The Manager is required to apply the incentive fee in subscribing for new Units in Vital issued at the weighted average price. The remuneration of the Manager is subject to an overall limit of 1.75% per annum of the Gross Value of Vital and includes the remuneration of the CEO and management team. 

The Manager is each entitled to be reimbursed out of the Trust Fund for all expenses, costs or liabilities incurred by them respectively in acting as Manager or Trustee.

 

The Board

The role of the Board of Directors is to set the strategic direction of Vital and to support management in monitoring the delivery of this against specific performance objectives. The Board also ensures that all business risk are appropriately identified and managed and that all regulatory, statutory, financial, health and safety and social responsibilities of the Manager are complied with.
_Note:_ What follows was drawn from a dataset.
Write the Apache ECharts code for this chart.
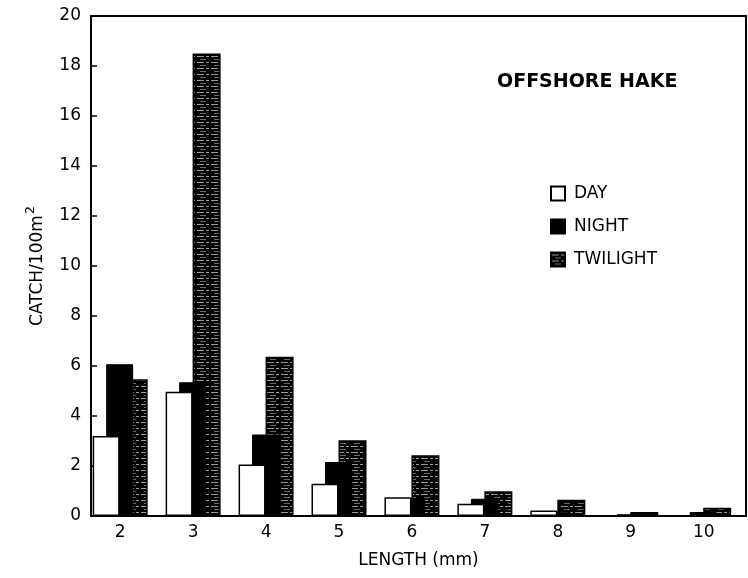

The Manager is committed to having an effective Board providing a balance of independent skills, knowledge, experience and perspectives. The Constitution of the Manager provides for there to be not more than seven Directors, nor less than three Directors. All Directors bring a significant breadth and depth of expertise and have the composite skills to optimise the financial and portfolio performance of Vital and returns to unitholders. The Board does not impose a restriction on the tenure of any Director as it considers that such a restriction may lead to the loss of experience and expertise from the Board.

Appointment

Unitholders have the opportunity to nominate two of the Independent Directors of the Manager required by the NZX Listing Rule 3.3.1.(c). Unitholders are able to nominate and vote on one Independent Director of the Manager each year. The nominee receiving the most votes will be approved as a Director of the Manager by the Manager’s shareholders, and will hold the position for a two-year term. The Board does not impose a restriction on the tenure of any Director as it considers that such a restriction may lead to the loss of experience and expertise from the Board.

Independent Directors

The Manager recognises that Independent Directors are important in assuring unitholders that the Board is properly fulfilling its role and is diligent in holding management accountable for its performance. The procedures in place for determining independence is whether the Director is independent of management and free of any business or other relationship that could materially interfere with, or could reasonably be perceived to materially interfere with, the exercise of their unfettered and independent judgement. As defined in the NZX Listing Rules, the Board has determined that two of its members: Graham Stuart and Andrew Evans are Independent Directors. Paul Dalla Lana and Bernard Crotty are considered not to be independent.